Imbaby explained that current market behavior reflects what he described as “herd mentality” or imitation, as consumers increasingly turn to purchasing gold bars—particularly small sizes—for saving or investment purposes, whereas in the past, consumers tended to favor gold jewelry.
He added that companies and manufacturers should expand the offering of lightweight jewelry with reasonable making charges, while reducing the proportion of gemstones, so that such products can serve as an acceptable investment option without causing significant losses to consumers upon resale.
Imbaby stressed that jewelry manufacturing represents the backbone of the local gold industry, and preserving it is both an economic and social necessity, given the thousands of jobs that depend on it.
Abdel Aal Selima, Deputy Head of the Gold Division in Kafr El-Sheikh, said that talk of imposing restrictions on the production of small gold bars weighing between a quarter of a gram and one gram is “illogical,” emphasizing that there is no law or government authority that can prevent this type of trading, nor are there any official proposals to that effect.
Selima added that gold prices are determined by supply and demand mechanisms, noting that the market has recently witnessed relative stability, with local and global price differentials ranging between EGP 50 and 60 per gram, before widening amid increased local demand to sometimes reach EGP 100–150.
He explained that rational consumer behavior—by calming the market and avoiding rushed purchases in large quantities at once—directly contributes to price stability.
For his part, Hany Baky, Chairman of Margir Gold, believes that the spread of small gold bars is not the main reason behind the slowdown in the jewelry market. He explained that gold bars are an investment product, while jewelry is a consumer and decorative product, and that restrictions cannot be imposed on one in favor of the other.
He said: “It is not reasonable to demand that a gold bar manufacturer or a specialized company reduce its output or stop offering a product that is in demand in the market. That contradicts the very logic of the market. The consumer ultimately chooses the product they want.”
Baky added that the shift toward investment and saving reflects current demand dynamics, noting that many customers explicitly state that their goal is saving rather than adornment, making it inaccurate to link the slowdown in jewelry sales to the spread of gold bars.
Samih Abdel Hakim, a gold trader, confirmed that calls to restrict the production of certain gold bar weights are “impractical,” despite understanding the motivations behind them amid the slowdown affecting the jewelry sector.

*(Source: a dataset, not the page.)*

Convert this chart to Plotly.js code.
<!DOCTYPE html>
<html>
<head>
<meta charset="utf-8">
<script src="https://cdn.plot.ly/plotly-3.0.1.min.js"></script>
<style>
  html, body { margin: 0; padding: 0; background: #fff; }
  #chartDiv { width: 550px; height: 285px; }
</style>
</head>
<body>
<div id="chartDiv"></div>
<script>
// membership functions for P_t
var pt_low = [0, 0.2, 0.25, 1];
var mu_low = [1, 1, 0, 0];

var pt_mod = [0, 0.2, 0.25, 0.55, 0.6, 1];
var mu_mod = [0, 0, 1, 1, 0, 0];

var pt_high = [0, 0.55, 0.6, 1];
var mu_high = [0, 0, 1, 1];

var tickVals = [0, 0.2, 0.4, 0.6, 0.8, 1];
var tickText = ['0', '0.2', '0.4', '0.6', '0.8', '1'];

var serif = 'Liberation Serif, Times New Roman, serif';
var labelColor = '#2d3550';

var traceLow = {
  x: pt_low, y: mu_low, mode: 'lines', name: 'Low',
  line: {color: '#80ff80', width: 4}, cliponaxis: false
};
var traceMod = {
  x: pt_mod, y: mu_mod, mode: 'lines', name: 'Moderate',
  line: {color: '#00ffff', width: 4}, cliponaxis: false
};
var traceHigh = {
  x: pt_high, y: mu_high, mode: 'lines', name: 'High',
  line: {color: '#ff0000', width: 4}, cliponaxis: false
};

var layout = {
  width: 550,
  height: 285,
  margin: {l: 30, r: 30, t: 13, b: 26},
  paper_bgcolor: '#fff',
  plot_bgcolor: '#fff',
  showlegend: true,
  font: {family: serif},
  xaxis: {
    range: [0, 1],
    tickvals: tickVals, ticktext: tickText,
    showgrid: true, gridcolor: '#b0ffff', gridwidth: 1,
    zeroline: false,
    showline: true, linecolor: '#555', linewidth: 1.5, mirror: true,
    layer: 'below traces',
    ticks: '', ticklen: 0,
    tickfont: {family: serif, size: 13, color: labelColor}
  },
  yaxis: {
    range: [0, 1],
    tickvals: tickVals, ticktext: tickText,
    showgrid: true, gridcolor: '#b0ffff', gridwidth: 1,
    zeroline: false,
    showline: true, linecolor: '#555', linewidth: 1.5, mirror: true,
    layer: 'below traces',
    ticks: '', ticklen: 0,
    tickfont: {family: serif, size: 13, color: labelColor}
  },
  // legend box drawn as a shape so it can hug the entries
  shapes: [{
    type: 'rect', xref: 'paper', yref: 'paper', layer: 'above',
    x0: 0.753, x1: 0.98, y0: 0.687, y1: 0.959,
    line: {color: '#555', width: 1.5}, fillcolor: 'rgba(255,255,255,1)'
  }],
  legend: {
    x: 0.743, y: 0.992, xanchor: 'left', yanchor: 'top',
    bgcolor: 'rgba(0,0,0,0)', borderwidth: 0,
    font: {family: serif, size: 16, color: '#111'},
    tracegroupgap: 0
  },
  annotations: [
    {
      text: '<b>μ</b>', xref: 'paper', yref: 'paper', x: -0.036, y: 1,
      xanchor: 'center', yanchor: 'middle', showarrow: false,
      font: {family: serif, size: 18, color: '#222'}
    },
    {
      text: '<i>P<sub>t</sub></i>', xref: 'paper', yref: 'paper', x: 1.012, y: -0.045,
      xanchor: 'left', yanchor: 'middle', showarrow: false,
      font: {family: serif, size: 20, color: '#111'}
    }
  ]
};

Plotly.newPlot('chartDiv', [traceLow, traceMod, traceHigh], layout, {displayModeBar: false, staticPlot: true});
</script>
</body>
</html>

He explained that gold bar factories operate under official licenses, are subject to hallmarking procedures, and generate direct revenues for the state, stressing that any talk of banning this activity lacks both legal and practical grounds.
He emphasized that realistic solutions to revive the jewelry market should focus on stimulating demand, developing designs, improving marketing mechanisms, and reviewing balanced tax and legislative policies, rather than disrupting an existing investment sector.

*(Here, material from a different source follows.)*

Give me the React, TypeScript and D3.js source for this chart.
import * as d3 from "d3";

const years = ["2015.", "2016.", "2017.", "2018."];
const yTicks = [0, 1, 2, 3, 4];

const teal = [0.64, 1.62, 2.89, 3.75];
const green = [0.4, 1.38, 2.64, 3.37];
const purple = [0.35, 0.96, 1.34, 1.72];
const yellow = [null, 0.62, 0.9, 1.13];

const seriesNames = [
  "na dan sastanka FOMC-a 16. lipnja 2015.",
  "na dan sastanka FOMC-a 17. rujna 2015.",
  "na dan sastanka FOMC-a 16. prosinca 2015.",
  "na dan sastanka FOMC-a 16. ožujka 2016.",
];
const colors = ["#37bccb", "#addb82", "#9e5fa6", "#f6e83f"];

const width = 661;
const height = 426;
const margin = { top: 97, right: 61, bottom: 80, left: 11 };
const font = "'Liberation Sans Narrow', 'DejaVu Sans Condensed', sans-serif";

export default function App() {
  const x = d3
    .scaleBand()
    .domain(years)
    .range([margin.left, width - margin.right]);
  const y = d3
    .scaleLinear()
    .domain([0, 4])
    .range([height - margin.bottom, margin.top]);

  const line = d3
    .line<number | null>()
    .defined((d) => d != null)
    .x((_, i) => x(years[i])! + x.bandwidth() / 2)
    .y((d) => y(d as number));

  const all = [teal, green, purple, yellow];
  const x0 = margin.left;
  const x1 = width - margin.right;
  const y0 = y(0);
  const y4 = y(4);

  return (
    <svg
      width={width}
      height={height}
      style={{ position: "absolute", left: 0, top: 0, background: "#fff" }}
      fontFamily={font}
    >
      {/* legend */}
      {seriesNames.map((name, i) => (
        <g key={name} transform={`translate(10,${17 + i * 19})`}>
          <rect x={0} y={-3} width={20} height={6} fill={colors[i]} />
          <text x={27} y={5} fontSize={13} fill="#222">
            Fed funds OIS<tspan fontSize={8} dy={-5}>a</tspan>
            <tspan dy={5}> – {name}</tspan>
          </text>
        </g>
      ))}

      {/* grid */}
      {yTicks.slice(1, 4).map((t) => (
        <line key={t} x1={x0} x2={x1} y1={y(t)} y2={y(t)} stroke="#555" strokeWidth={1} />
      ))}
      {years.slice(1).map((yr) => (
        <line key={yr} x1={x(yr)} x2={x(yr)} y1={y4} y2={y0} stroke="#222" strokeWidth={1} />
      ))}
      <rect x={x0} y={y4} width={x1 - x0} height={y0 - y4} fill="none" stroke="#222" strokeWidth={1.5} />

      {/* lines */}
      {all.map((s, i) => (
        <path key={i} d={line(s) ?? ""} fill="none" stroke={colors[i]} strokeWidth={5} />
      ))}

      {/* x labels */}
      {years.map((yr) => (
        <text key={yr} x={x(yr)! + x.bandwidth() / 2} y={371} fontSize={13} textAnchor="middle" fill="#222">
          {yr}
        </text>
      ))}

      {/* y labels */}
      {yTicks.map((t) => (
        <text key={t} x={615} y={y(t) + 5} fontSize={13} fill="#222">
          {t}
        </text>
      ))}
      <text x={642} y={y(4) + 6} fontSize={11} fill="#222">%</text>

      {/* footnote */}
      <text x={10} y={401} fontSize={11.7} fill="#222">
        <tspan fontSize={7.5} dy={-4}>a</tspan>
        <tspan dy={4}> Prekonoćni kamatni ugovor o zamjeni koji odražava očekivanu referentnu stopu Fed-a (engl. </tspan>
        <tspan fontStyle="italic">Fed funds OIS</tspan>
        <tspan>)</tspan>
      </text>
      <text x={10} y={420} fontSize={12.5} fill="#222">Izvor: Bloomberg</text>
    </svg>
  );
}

On the other hand, Ayman Tawfik, a gold trader, said that a large proportion of buyers of small-weight gold bars—estimated at around 70–80%—are men, not women as commonly believed.
He explained that the primary purpose of purchasing these bars is saving and investment, by accumulating small amounts in the form of gold bars before later converting them into jewelry for occasions such as marriage.
He added: “Small gold bars have not withdrawn demand from the jewelry market; rather, they have created a new segment of customers with different behaviors and needs compared to traditional jewelry buyers.”
In the same context, Saad Selima, Vice Chairman of Selima Gold, noted that small gold bars serve as a gateway for new customers and do not compete with jewelry. He explained that most demand for small weights comes from men in popular and middle-income segments, with the goal of preserving value rather than adornment, while retaining the option to later convert them into jewelry.
This debate comes in light of a proposal put forward by Jack Raafat, Chairman of Jack Group, aimed at limiting the production of gold bars weighing less than one ounce in order to restore balance between investment-saving products and consumer jewelry, and to protect the artisanal industry from decline. Raafat believes that continued expansion in the production of small gold bars could turn the market into a rigid savings-only market lacking diversity and innovation, threatening the added value of the local gold industry.
Experts note that the current trend toward saving and investing in gold is driven by several economic factors, most notably rising prices, weakened purchasing power, and financial uncertainty, which have boosted demand for gold bars at the expense of jewelry. They stress that any administrative intervention to restrict legal products or force consumers to choose a specific type of gold would be impractical, and that solutions must focus on stimulating demand and fostering innovation in jewelry.
Within this context, Egypt’s gold market stands at a crossroads that requires a delicate balance between sustaining the industry, protecting consumers’ purchasing power, and encouraging saving and investment, to ensure the sector’s continuity and the diversity of its products in a way that meets the needs of all segments.